To counter this concern, the scheme in the act has a built-in "return-to-work guarantee" (section 84). It works like this. An employee on unpaid parental leave is entitled to return to their pre-leave position. However, if, by the time they are ready to return, that position no longer exists, the employee is entitled to return to an available position (a) for which they are qualified and suited, and (b) which is nearest in status and pay to their previous position.
Careful attention must be paid to the word "available" where an employer decides, during the parental leave, that the employee's pre-parental leave job is redundant.
If, while an employee is on unpaid parental leave, the employer makes a definite decision that will significantly affect the status, pay or location of the employee's position, section 83 requires the employer to take "all reasonable steps" to consult the employee about that decision. The Federal Court's Justice Richard White pointed out in Stanley v Service to Youth Council Incorporated that this obligation is not discharged until all consultative action that could reasonably be expected to have taken place, has taken place.
If that "definite decision" is that the employee's position is genuinely redundant – i.e. the operational requirements of the enterprise change in a way that the employer no longer requires the employee's job to be performed by anyone – while the employee is on unpaid parental leave, section 84 requires the employer to redeploy the employee in any other available position for which the employee is qualified and suited.
However, section 84's wording implies that the guarantee only applies insofar as other positions for which the employee is qualified and suited are, in fact, available. That is, if, after the employee's pre-leave job has become redundant, there are simply no such positions available, the employee no longer has recourse to the "guarantee" and the employer can terminate the employee's employment on the ground of redundancy.
That proposition must be qualified by two statements. First, if the employer is a large enterprise (like the Australian Public Service), it is far likelier that such a position will be available.
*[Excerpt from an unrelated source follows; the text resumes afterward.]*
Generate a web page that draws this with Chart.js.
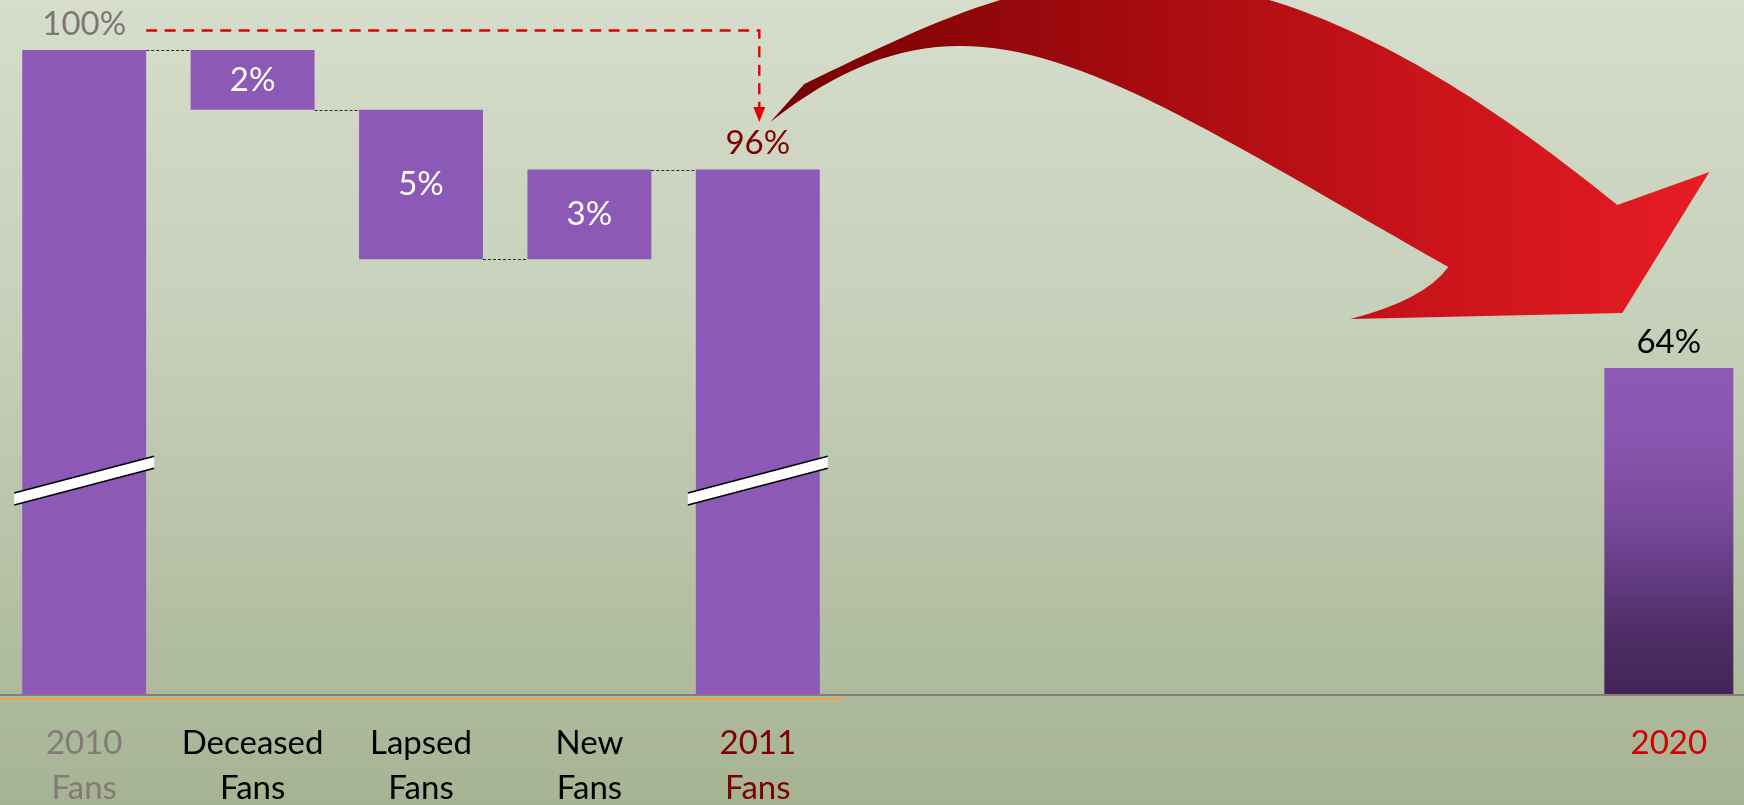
<!DOCTYPE html>
<html>
<head>
<meta charset="utf-8">
<title>Fan base: 2010, 2011 and 2020</title>
<script src="https://cdn.jsdelivr.net/npm/chart.js@4/dist/chart.umd.min.js"></script>
<style>
  html, body { margin: 0; padding: 0; }
  body { width: 1744px; height: 805px; overflow: hidden; }
  canvas { display: block; }
</style>
</head>
<body>
<canvas id="fans" width="1744" height="805"></canvas>
<script>
// ---- data -------------------------------------------------------------
const categories = ['2010 Fans', 'Deceased Fans', 'Lapsed Fans', 'New Fans', '2011 Fans'];
const shareValues = [100, -2, -5, 3, 96];          // % of the 2010 fan base
const isTotal = [true, false, false, false, true]; // totals start from zero
const forecastLabels = ['2020'];
const forecastValues = [64];

// ---- styles -----------------------------------------------------------
const FONT = 'Lato, "Open Sans", sans-serif';
const PURPLE = '#8d59b6';
const tickColors = ['#857a77', '#000000', '#000000', '#000000', '#7f0000'];
const totalLabelColors = ['#7f7571', null, null, null, '#800000'];
const forecastTickColor = '#d20000';
const spacerSlots = 5; // empty columns between the waterfall and 2020

// floating ranges for the waterfall
const ranges = [];
const levels = [];
let running = 0;
shareValues.forEach((v, i) => {
  if (isTotal[i]) { ranges.push([0, v]); running = v; }
  else { ranges.push([Math.min(running, running + v), Math.max(running, running + v)]); running += v; }
  levels.push(running);
});
const forecastAxisLabels = Array(spacerSlots).fill('').concat(forecastLabels);
const forecastData = Array(spacerSlots).fill(null).concat(forecastValues.map(v => [0, v]));

// linear scale with a compressed lower section (axis break)
class BrokenLinearScale extends Chart.LinearScale {
  static id = 'brokenLinear';
  _decimalFor(value) {
    const { breakAt, upperShare } = this.options;
    if (value <= breakAt) return (value - this.min) / (breakAt - this.min) * (1 - upperShare);
    return (1 - upperShare) + (value - breakAt) / (this.max - breakAt) * upperShare;
  }
  getPixelForValue(value) {
    if (value === null || value === undefined || isNaN(value)) return NaN;
    return this.getPixelForDecimal(this._decimalFor(value));
  }
  getValueForPixel(pixel) {
    const { breakAt, upperShare } = this.options;
    const d = this.getDecimalForPixel(pixel);
    if (d <= 1 - upperShare) return this.min + d / (1 - upperShare) * (breakAt - this.min);
    return breakAt + (d - (1 - upperShare)) / upperShare * (this.max - breakAt);
  }
}
Chart.register(BrokenLinearScale);

// bottom axes: fixed height, no extra side padding for the labels
function fitBottomAxis(scale) {
  scale.height = 106;
  scale.paddingLeft = 0;
  scale.paddingRight = 0;
}

// page background
const backdrop = {
  id: 'backdrop',
  beforeDraw(chart) {
    const { ctx, width, height } = chart;
    const g = ctx.createLinearGradient(0, 0, 0, height);
    g.addColorStop(0, '#d6ddcc');
    g.addColorStop(0.45, '#c4ceb7');
    g.addColorStop(1, '#a6b393');
    ctx.save();
    ctx.fillStyle = g;
    ctx.fillRect(0, 0, width, height);
    ctx.restore();
  }
};

// connectors, axis-break marks, value labels and the 2010 -> 2011 guide
const annotations = {
  id: 'annotations',
  afterDatasetsDraw(chart) {
    const { ctx } = chart;
    const y = chart.scales.y;
    const bars = chart.getDatasetMeta(0).data;
    const fBars = chart.getDatasetMeta(1).data;
    ctx.save();

    // dashed connectors between consecutive bars
    ctx.strokeStyle = '#2a2a2a';
    ctx.lineWidth = 1;
    ctx.setLineDash([3, 2]);
    for (let i = 0; i < bars.length - 1; i++) {
      const a = bars[i], b = bars[i + 1];
      const py = Math.round(y.getPixelForValue(levels[i])) + 0.5;
      ctx.beginPath();
      ctx.moveTo(a.x + a.width / 2, py);
      ctx.lineTo(b.x - b.width / 2, py);
      ctx.stroke();
    }
    ctx.setLineDash([]);

    // axis-break marks on the bars that cross the break
    const brk = y.options.breakAt;
    const by = y.getPixelForValue(brk);
    bars.forEach((bar, i) => {
      if (!(ranges[i][0] < brk && ranges[i][1] > brk)) return;
      const hw = bar.width / 2 + 8;
      const rise = hw * 0.262;
      const half = 6;
      const x0 = bar.x - hw, x1 = bar.x + hw;
      ctx.beginPath();
      ctx.moveTo(x0, by + rise - half);
      ctx.lineTo(x1, by - rise - half);
      ctx.lineTo(x1, by - rise + half);
      ctx.lineTo(x0, by + rise + half);
      ctx.closePath();
      ctx.fillStyle = '#ffffff';
      ctx.fill();
      ctx.strokeStyle = '#000000';
      ctx.lineWidth = 1.6;
      ctx.beginPath();
      ctx.moveTo(x0, by + rise - half); ctx.lineTo(x1, by - rise - half);
      ctx.moveTo(x0, by + rise + half); ctx.lineTo(x1, by - rise + half);
      ctx.stroke();
    });

    // value labels
    ctx.font = '33px ' + FONT;
    ctx.textAlign = 'center';
    ctx.textBaseline = 'middle';
    bars.forEach((bar, i) => {
      const text = Math.abs(shareValues[i]) + '%';
      if (isTotal[i]) {
        ctx.fillStyle = totalLabelColors[i];
        ctx.fillText(text, bar.x, bar.y - 26);
      } else {
        ctx.fillStyle = '#ffffff';
        ctx.fillText(text, bar.x, (bar.y + bar.base) / 2);
      }
    });
    fBars.forEach((bar, i) => {
      const v = forecastData[i];
      if (!v) return;
      ctx.fillStyle = '#000000';
      ctx.fillText(v[1] + '%', bar.x, bar.y - 26);
    });

    // red dashed guide from the 2010 total to the 2011 total
    const first = bars[0], last = bars[bars.length - 1];
    const gy = y.getPixelForValue(100) - 19.5;
    const gx0 = first.x + first.width / 2;
    const gx1 = last.x + 1.5;
    const tipY = y.getPixelForValue(100) + 72;
    ctx.strokeStyle = '#e00000';
    ctx.fillStyle = '#e00000';
    ctx.lineWidth = 2.4;
    ctx.setLineDash([11, 7.5]);
    ctx.beginPath();
    ctx.moveTo(gx0, gy);
    ctx.lineTo(gx1, gy);
    ctx.lineTo(gx1, tipY - 14);
    ctx.stroke();
    ctx.setLineDash([]);
    ctx.beginPath();
    ctx.moveTo(gx1 - 6, tipY - 15);
    ctx.lineTo(gx1 + 6, tipY - 15);
    ctx.lineTo(gx1, tipY);
    ctx.closePath();
    ctx.fill();
    ctx.restore();
  },

  // curved arrow from the 2011 total towards 2020
  afterDraw(chart) {
    const { ctx } = chart;
    const y = chart.scales.y;
    const bars = chart.getDatasetMeta(0).data;
    const fMeta = chart.getDatasetMeta(1).data;
    const target = fMeta[forecastData.findIndex(v => v)];
    if (!target) return;
    const A = { x: bars[bars.length - 1].x, y: y.getPixelForValue(100) };
    const B = { x: target.x, y: target.y };
    const p = (o, dx, dy) => [o.x + dx, o.y + dy];
    const T = p(A, 12.5, 72), U = p(A, 46.5, 34);
    const C1 = p(A, 266.5, -71), C2 = p(B, -463.5, -499);
    const A1 = p(B, -51.5, -163), H1 = p(B, 40.5, -196), P = p(B, -46.5, -55);
    const H2 = p(B, -318.5, -49), Q = p(B, -244.5, -68), N = p(B, -220.5, -101);
    const L1 = p(B, -570.5, -300), L2 = p(A, 212.5, -84);

    const g = ctx.createLinearGradient(T[0], 0, H1[0], 0);
    g.addColorStop(0, '#740000');
    g.addColorStop(0.35, '#a00a0f');
    g.addColorStop(0.7, '#c9141a');
    g.addColorStop(1, '#e81c25');

    ctx.save();
    ctx.beginPath();
    ctx.moveTo(...T);
    ctx.lineTo(...U);
    ctx.bezierCurveTo(...C1, ...C2, ...A1);
    ctx.lineTo(...H1);
    ctx.lineTo(...P);
    ctx.lineTo(...H2);
    ctx.quadraticCurveTo(...Q, ...N);
    ctx.bezierCurveTo(...L1, ...L2, ...T);
    ctx.closePath();
    ctx.fillStyle = g;
    ctx.fill();
    ctx.restore();
  }
};

new Chart(document.getElementById('fans'), {
  type: 'bar',
  data: {
    datasets: [
      {
        label: 'Fans',
        data: ranges,
        xAxisID: 'x',
        yAxisID: 'y',
        grouped: false,
        backgroundColor: PURPLE,
        borderWidth: 0,
        barPercentage: 0.736,
        categoryPercentage: 1
      },
      {
        label: 'Forecast',
        data: forecastData,
        xAxisID: 'x2',
        yAxisID: 'y2',
        grouped: false,
        borderWidth: 0,
        barPercentage: 0.858,
        categoryPercentage: 1,
        backgroundColor(ctx) {
          const chart = ctx.chart;
          const s = chart.scales.y2;
          if (!s || !chart.chartArea) return PURPLE;
          const top = s.getPixelForValue(Math.max(...forecastValues));
          const bottom = s.getPixelForValue(0);
          const g = chart.ctx.createLinearGradient(0, top, 0, bottom);
          g.addColorStop(0, '#8e59b6');
          g.addColorStop(0.2, '#8a56b0');
          g.addColorStop(0.45, '#7a4a9c');
          g.addColorStop(0.62, '#653c84');
          g.addColorStop(0.82, '#4d2d64');
          g.addColorStop(1, '#432556');
          return g;
        }
      }
    ]
  },
  options: {
    responsive: false,
    animation: false,
    devicePixelRatio: 1,
    layout: { padding: { top: 50, left: 0, right: 0, bottom: 0 } },
    plugins: { legend: { display: false }, tooltip: { enabled: false } },
    scales: {
      x: {
        type: 'category',
        labels: categories,
        position: 'bottom',
        stack: 'base',
        stackWeight: 842,
        offset: true,
        grid: { display: false, drawTicks: false },
        border: { display: true, color: '#f2a13e', width: 2 },
        afterFit: fitBottomAxis,
        ticks: {
          autoSkip: false,
          maxRotation: 0,
          padding: 21.5,
          font: { family: FONT, size: 33, lineHeight: 45 / 33 },
          color: (c) => tickColors[c.index] || '#000',
          callback(value) { return this.getLabelForValue(value).split(' '); }
        }
      },
      x2: {
        type: 'category',
        labels: forecastAxisLabels,
        position: 'bottom',
        stack: 'base',
        stackWeight: 902,
        offset: true,
        grid: { display: false, drawTicks: false },
        border: { display: false },
        afterFit: fitBottomAxis,
        ticks: {
          autoSkip: false,
          maxRotation: 0,
          padding: 21.5,
          font: { family: FONT, size: 33, lineHeight: 45 / 33 },
          color: forecastTickColor
        }
      },
      y: {
        type: 'brokenLinear',
        position: 'left',
        min: -1.6,
        max: 100,
        breakAt: 85.6,
        upperShare: 0.6635,
        afterBuildTicks(scale) { scale.ticks = [{ value: 0 }]; },
        afterFit(scale) { scale.width = 0; scale.paddingTop = 0; scale.paddingBottom = 0; },
        ticks: { display: false },
        border: { display: false },
        grid: { drawTicks: false, lineWidth: 2, color: '#877c7a', z: 1 }
      },
      y2: {
        type: 'linear',
        display: false,
        min: -0.78,
        max: 126.24
      }
    }
  },
  plugins: [backdrop, annotations]
});
</script>
</body>
</html>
Second, it is still open to the employee to make a claim of adverse action under the act's general protections provisions, alleging the employer took "adverse action" against them (dismissing them) because they had a "workplace right" (the return-to-work guarantee).
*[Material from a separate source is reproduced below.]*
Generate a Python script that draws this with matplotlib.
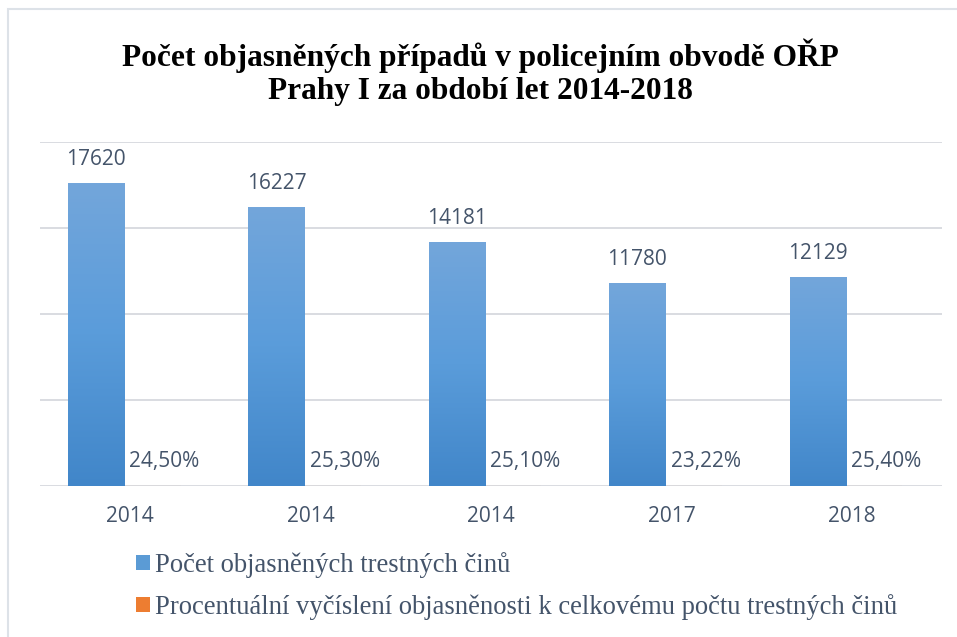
import numpy as np
import matplotlib.pyplot as plt
from matplotlib.colors import LinearSegmentedColormap
from matplotlib.patches import Rectangle

# Data
years = ['2014', '2014', '2014', '2017', '2018']
solved = [17620, 16227, 14181, 11780, 12129]
solved_pct = [0.2450, 0.2530, 0.2510, 0.2322, 0.2540]

title = 'Počet objasněných případů v policejním obvodě OŘP\nPrahy I za období let 2014-2018'
label_solved = 'Počet objasněných trestných činů'
label_pct = 'Procentuální vyčíslení objasněnosti k celkovému počtu trestných činů'

text_col = '#44546A'
grid_col = '#D9DCE1'
sans = ['Open Sans', 'DejaVu Sans']
serif = ['Liberation Serif', 'DejaVu Serif']

fig = plt.figure(figsize=(9.57, 6.37), dpi=100)
ax = fig.add_axes([40 / 957, 1 - 485.5 / 637, 902 / 957, 343.8 / 637])

x = np.arange(len(years))
w = 0.312
b1 = ax.bar(x - 0.189, solved, w, color='#5B9BD5', zorder=2)
# percentages share the count axis, so these bars are flat (hidden under the baseline)
b2 = ax.bar(x + 0.123, solved_pct, w, color='#ED7D31', lw=0, zorder=0.1)

# vertical gradient on the blue bars (lighter at top)
grad = LinearSegmentedColormap.from_list('g', ['#4186C9', '#5A9CDA', '#73A6DB'])
for r in b1:
    x0 = r.get_x()
    ax.imshow(np.linspace(0, 1, 256).reshape(-1, 1), cmap=grad, origin='lower',
              extent=(x0, x0 + r.get_width(), 0, r.get_height()),
              aspect='auto', zorder=3)

for r, v in zip(b1, solved):
    ax.annotate(str(v), (r.get_x() + r.get_width() / 2, v), xytext=(0, 13),
                textcoords='offset points', ha='center', va='baseline',
                fontsize=15, color=text_col, family=sans)

for i, p in enumerate(solved_pct):
    ax.annotate(f'{p * 100:.2f}%'.replace('.', ','), (i + 0.19, 0), xytext=(0, 13),
                textcoords='offset points', ha='center', va='baseline',
                fontsize=15, color=text_col, family=sans)

ax.set_xlim(-0.5, len(years) - 0.5)
ax.set_ylim(0, 20000)
ax.set_xticks(x, years)
ax.set_yticks(range(0, 20001, 5000))
ax.set_yticklabels([])
ax.tick_params(length=0, pad=15, labelsize=15, labelcolor=text_col)
for t in ax.get_xticklabels():
    t.set_family(sans)
ax.grid(axis='y', color=grid_col, lw=1.4, zorder=0)
ax.set_axisbelow(True)
for s in ax.spines.values():
    s.set_visible(False)

fig.text(0.502, 0.887, title, ha='center', va='center', family=serif,
         weight='bold', fontsize=22.6, linespacing=1.17)

fig.legend(handles=[b1, b2], labels=[label_solved, label_pct], loc='upper left',
           bbox_to_anchor=(136 / 957, 1 - 552 / 637), frameon=False,
           prop={'family': serif, 'size': 19.2}, labelcolor=text_col,
           handlelength=0.52, handleheight=0.52, handletextpad=0.2,
           labelspacing=0.6, borderaxespad=0, borderpad=0)

# thin frame around the chart (cut off at right and bottom)
fig.add_artist(Rectangle((8 / 957, -0.1), 1.0, 1 - 9 / 637 + 0.1,
                         transform=fig.transFigure, fill=False,
                         ec='#DDE2E8', lw=1.5))

fig.savefig('out.png', dpi=100)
The above qualifications were illustrated in Judge Suzanne Jones' recent Federal Circuit Court decision in Heraud v Roy Morgan Research Ltd. In that case, Jaye Heraud was made redundant by a large market research company, Roy Morgan, during her maternity leave.
Heraud began her leave in September 2013 for about 39 weeks. From late 2013 to 2014, Roy Morgan restructured its business. In May 2014, about two months before Heraud was due to return to work, she submitted a request for flexible-working arrangements under section 65 of the act. Roy Morgan refused to consider the request, saying that, due to the ongoing restructure, "we do know which role you may, or may not, be undertaking".
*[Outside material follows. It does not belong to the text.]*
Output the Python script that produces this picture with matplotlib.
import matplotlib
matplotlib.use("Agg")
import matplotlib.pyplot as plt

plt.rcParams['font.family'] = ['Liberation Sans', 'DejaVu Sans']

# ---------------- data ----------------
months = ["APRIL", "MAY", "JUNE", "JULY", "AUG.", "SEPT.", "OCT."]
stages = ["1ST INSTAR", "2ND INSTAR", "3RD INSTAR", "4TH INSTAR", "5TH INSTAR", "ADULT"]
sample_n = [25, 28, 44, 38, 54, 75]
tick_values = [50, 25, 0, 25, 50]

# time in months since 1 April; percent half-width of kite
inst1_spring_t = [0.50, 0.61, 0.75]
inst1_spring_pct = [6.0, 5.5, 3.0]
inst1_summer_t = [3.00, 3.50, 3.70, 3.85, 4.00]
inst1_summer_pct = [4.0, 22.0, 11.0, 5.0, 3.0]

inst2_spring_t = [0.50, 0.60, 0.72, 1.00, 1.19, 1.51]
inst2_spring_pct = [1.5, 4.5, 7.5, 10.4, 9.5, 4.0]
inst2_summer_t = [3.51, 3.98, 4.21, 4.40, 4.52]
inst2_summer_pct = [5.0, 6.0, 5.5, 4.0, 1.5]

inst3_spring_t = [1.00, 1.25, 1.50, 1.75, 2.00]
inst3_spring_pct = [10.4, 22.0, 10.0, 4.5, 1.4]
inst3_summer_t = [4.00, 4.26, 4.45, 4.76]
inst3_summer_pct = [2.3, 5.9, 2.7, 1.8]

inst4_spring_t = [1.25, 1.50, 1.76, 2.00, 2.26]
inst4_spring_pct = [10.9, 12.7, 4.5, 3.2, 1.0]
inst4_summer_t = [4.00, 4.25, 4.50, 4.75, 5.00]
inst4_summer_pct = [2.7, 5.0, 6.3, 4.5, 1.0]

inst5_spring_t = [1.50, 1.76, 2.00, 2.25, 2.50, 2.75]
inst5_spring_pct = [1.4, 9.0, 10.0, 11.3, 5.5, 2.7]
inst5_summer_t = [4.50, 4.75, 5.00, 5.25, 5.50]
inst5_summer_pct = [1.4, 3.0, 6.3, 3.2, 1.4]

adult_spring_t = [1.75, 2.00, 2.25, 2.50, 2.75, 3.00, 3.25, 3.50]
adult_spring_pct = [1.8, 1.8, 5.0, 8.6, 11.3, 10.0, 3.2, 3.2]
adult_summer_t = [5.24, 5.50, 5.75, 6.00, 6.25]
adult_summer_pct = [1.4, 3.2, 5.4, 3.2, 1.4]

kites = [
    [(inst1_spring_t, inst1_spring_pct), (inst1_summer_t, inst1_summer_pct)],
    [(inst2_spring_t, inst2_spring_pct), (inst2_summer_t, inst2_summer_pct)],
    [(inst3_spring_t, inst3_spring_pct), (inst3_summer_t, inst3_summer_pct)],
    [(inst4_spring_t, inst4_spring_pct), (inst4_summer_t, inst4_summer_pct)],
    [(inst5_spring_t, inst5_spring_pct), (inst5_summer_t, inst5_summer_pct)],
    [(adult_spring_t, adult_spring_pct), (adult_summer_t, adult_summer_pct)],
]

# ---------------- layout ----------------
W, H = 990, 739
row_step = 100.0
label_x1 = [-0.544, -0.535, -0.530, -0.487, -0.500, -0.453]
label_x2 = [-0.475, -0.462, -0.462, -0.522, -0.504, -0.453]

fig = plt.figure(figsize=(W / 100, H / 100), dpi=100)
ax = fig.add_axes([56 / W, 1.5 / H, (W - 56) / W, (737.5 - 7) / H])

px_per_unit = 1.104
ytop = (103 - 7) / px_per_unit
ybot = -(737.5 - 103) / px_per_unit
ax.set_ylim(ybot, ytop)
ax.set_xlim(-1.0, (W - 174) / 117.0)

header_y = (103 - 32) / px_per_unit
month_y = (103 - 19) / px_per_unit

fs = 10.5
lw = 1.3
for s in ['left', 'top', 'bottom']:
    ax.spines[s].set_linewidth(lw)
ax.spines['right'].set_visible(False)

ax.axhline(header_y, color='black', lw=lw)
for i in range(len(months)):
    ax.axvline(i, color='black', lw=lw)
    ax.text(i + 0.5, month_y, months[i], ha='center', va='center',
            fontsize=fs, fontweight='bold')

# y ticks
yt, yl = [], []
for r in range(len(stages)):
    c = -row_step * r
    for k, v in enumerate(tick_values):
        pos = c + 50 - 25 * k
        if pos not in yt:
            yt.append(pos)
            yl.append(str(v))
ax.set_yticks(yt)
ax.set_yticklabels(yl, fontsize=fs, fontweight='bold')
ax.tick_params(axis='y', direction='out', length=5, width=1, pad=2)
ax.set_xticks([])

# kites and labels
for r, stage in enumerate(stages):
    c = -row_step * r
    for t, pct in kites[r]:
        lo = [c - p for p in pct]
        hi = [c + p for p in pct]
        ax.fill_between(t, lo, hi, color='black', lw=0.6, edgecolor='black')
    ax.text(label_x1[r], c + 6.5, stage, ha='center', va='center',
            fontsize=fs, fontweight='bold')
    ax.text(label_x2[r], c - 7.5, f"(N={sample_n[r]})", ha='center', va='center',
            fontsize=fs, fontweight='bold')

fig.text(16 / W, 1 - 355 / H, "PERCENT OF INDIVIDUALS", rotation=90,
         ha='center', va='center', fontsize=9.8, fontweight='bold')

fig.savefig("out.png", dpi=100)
Ultimately, Roy Morgan decided to make Heraud's position redundant on a date one month after she was due to return to work. To avoid a situation where she would return for only a month before being made redundant, Roy Morgan decided, instead, to keep on the employee who was acting in her position and move Heraud's redundancy forward by a month.
Roy Morgan then informed Heraud that her job would become redundant and her employment terminated on that ground several days before she was due to return to work.
Heraud claimed, among other things, that her dismissal contravened the act's general protections provisions, in that her dismissal constituted "adverse action" taken against her because she had exercised her "workplace right" to take maternity leave and request flexible-working arrangements.
Roy Morgan contended that Heraud's taking maternity leave was not a "substantial and operative reason" for her dismissal, and so it did not fall within the scope of the general protections provisions. Rather, it argued that the dismissal came simply as a result of a commercially necessitated restructuring of its business.
Roy Morgan did not call evidence from the decision-maker or the person who recommended the action, so the judge found Roy Morgan had not rebutted the presumption that it did not return Heraud to her previous job because she had taken maternity leave and requested flexible-working arrangements. Her request for these arrangements was also found to be the reason for bringing her redundancy forward (which itself constituted an adverse action).
Lessons for public service managers
The Roy Morgan case provides some important lessons for public sector managers who seek to balance the employee's right to take parental leave with the legitimate interests of an enterprise undergoing a restructure.
First, if an employee who is returning from parental leave asks for flexible-working arrangements, the request must be considered in accordance with section 65. That is, it must be responded to within 21 days and may only be refused on reasonable grounds.
Second, to establish that an employee's dismissal is a case of genuine redundancy, the decision-making process must be documented clearly to show that the substantial and operative reasons for the redundancy did not include their taking parental leave (nor making a request for flexible-working arrangements upon returning from parental leave).
Third, even if the employee's position would be made redundant shortly after they returned to work, they should still be allowed to return to their position for that intervening period, because bringing the redundancy date forward may itself constitute adverse action.
In short, ensuring that the proper processes are followed closely during "sensitive" redundancies can save an employer substantial time, money and any number of headaches.